Ignorance is Strength, it appears. Actually knowing something is a weakness.
And increasingly, I am losing my patience with such folks - people who own computers but don't want to learn how they work. They bring me their crashed laptops and ask me to fix them. I show them how to run Spybot, but they never do it. And they are always one Russian Porn Site away from the next computer virus, or one forwarded e-mail from the next Trojan. And I tell them to cut out this nonsense, but they never learn.
And of course, the world is full of people who complain that somehow they got a raw deal. They leased a new car, and now they are broke. They ran up credit card debt and now can't pay it off. They took out a payday loan and now are destitute. And it is never their fault - it has to be someone elses, right? They don't want to learn from this mistakes - they prefer the soft, fuzzy, warm, insular world of willful ignorance.
Reality is harsh, to some extent. But once you get used to it, you realize that it isn't as bad as some folks make it out to be. And in fact, living in a fantasy world is far harsher. While fantasies are nice and all, they inevitably collide with reality - which makes reality seem like the "bad guy" to them, and hence why they retreat immediately back into fantasy as fast as they can. But reality only seems harsh to those living in fantasy. When you are drunk or stoned all the time, getting a grip on your life seems hard to do. But when you are sober, it really is a lot less hassle.

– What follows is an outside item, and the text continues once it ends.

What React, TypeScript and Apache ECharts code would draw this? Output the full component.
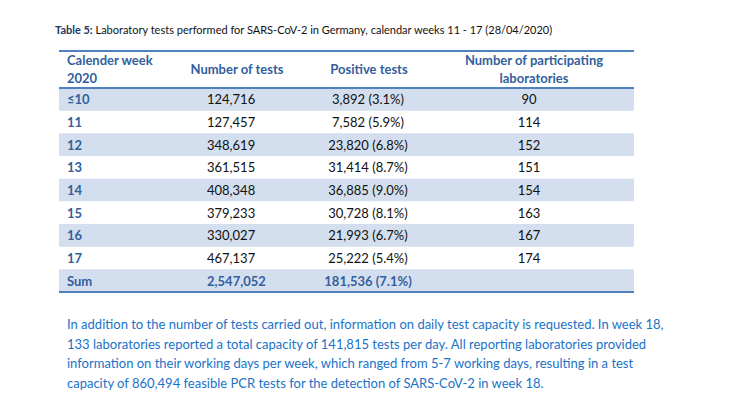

Perhaps, again, I digress. But there is a connection - a commonality - between the granny who can never figure out the postal rates, the stoner son living in his parent's basement, and the housewife who has to ask her husband, every time, how to use the remote control. All three are denying reality and taking what appears to be an easy way out, when in fact, what they are avoiding learning is not all that hard, and once learned, would save them countless hours of time, grief, and distraction.